[R] fast or space-efficient lookup?

Sun Oct 9 18:31:08 CEST 2011

Dear R experts---I am struggling with memory and speed issues.  Advice
would be appreciated.

I have a long data set (of financial stock returns, with stock name
and trading day).  All three variables, stock return, id and day, are
irregular.  About 1.3GB in object.size (200MB on disk).  now, I need
to merge the main data set with some aggregate data (e.g., the S&P500
market rate of return, with a day index) from the same day.  this
"market data set" is not a big data set (object.size=300K, 5 columns,
12000 rows).

let's say my (dumb statistical) plan is to run one grand regression,
where the individual rate of return is y and the market rate of return
is x.  the following should work without a problem:

combined <- merge( main, aggregate.data, by="day", all.x=TRUE, all.y=FALSE )
lm( stockreturn ~ marketreturn, data=combined )

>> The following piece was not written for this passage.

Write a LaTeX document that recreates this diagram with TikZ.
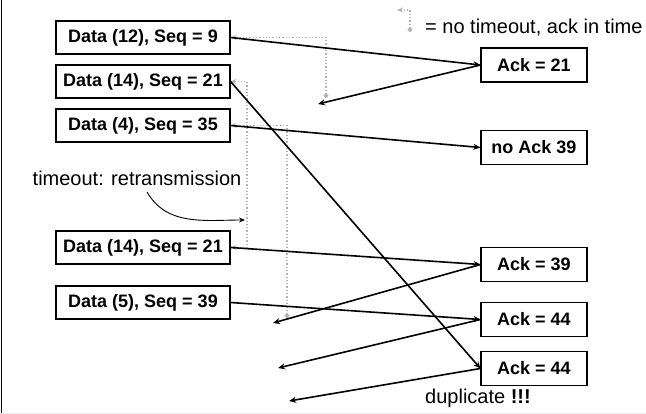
\documentclass[tikz,border=0pt]{standalone}
\usepackage{fontspec}
\setmainfont{Liberation Sans}
\usetikzlibrary{arrows.meta,positioning}

\tikzset{
  data/.style={draw,line width=1.1pt,minimum width=174pt,minimum height=33pt,inner sep=0pt,font=\fontsize{18}{20}\selectfont\bfseries},
  ack/.style={draw,line width=1.1pt,minimum width=106pt,minimum height=34pt,inner sep=0pt,font=\fontsize{18}{20}\selectfont\bfseries},
  msg/.style={line width=1.6pt,-{Stealth[length=7pt,width=6pt]}},
  timer/.style={gray!60,dotted,line width=1.3pt,{Circle[length=4.5pt]}-{Stealth[length=6pt,width=5pt]}},
  retry/.style={gray!60,dotted,line width=1.3pt,{Stealth[length=6pt,width=5pt]}-{Stealth[length=6pt,width=5pt]}},
  note/.style={font=\fontsize{20}{22}\selectfont,inner sep=0pt}
}

\begin{document}
\begin{tikzpicture}[x=1pt,y=-1pt,node distance=44pt,on grid]
\useasboundingbox (0,0) rectangle (646,414);
\draw[line width=1.5pt] (1.5,0) -- (1.5,414);
\draw[gray!15] (0,413.5) -- (646,413.5);

% sender side
\node[data] (d1) at (143,37.5) {Data (12), Seq = 9};
\node[data,below=of d1] (d2) {Data (14), Seq = 21};
\node[data,below=of d2] (d3) {Data (4), Seq = 35};
\node[data] (d4) at (143,247.5) {Data (14), Seq = 21};
\node[data,below=55pt of d4] (d5) {Data (5), Seq = 39};

% receiver side
\node[ack] (a21) at (534,65) {Ack = 21};
\node[ack] (n39) at (534,147.5) {no Ack 39};
\node[ack] (a39) at (534,264.5) {Ack = 39};
\node[ack,below=55pt of a39] (a44) {Ack = 44};
\node[ack,below=49pt of a44] (a44b) {Ack = 44};

% arrival points of acks, timers
\coordinate (r1) at (318,104);
\coordinate (r3) at (273,323);
\coordinate (r4) at (278,368);
\coordinate (r5) at (289,401);
\coordinate (t1) at (326,98);
\coordinate (t3) at (287,318);
\coordinate (tmo) at (247,220);

\draw[timer] (t1) |- (d1.east);
\draw[timer] (t3) |- (d3.east);
\draw[retry] (d2.east) -| (tmo) |- (d4.east);

\path[msg]
  (d1.east) edge (a21.west)
  (a21.west) edge (r1)
  (d2.east) edge (a44b.west)
  (d3.east) edge (n39.west)
  (d4.east) edge (a39.west)
  (a39.west) edge (r3)
  (d5.east) edge (a44.west)
  (a44.west) edge (r4)
  (a44b.west) edge (r5);

% notes
\node[note] (tlab) at (137,178) {timeout: retransmission};
\draw[line width=0.9pt,-{Stealth[length=6pt,width=5pt]}] (147,192) to[out=-60,in=180] ([xshift=-2pt]tmo);
\node[note] (dup) at (478,398) {duplicate \textbf{!!!}};

% legend
\coordinate (lg) at (410,32);
\draw[timer] (lg) |- ++(-13,-22);
\node[note,anchor=west] (leg) at (425,28) {= no timeout, ack in time};
\end{tikzpicture}
\end{document}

alas, the merge is neither space-efficient nor fast.  in fact, I run
out of memory on my 16GB linux machine.  my guess is that by whittling
it down, I could work it (perhaps doing it in chunks, and then
rbinding it), but this is painful.

in perl, I would define a hash with the day as key and the market
return as value, and then loop over the main data set to supplement
it.

is there a recommended way of doing such tasks in R, either super-fast
(so that I merge many many times) or space efficient (so that I merge
once and store the results)?

sincerely,

/iaw

----
Ivo Welch (ivo.welch at gmail.com)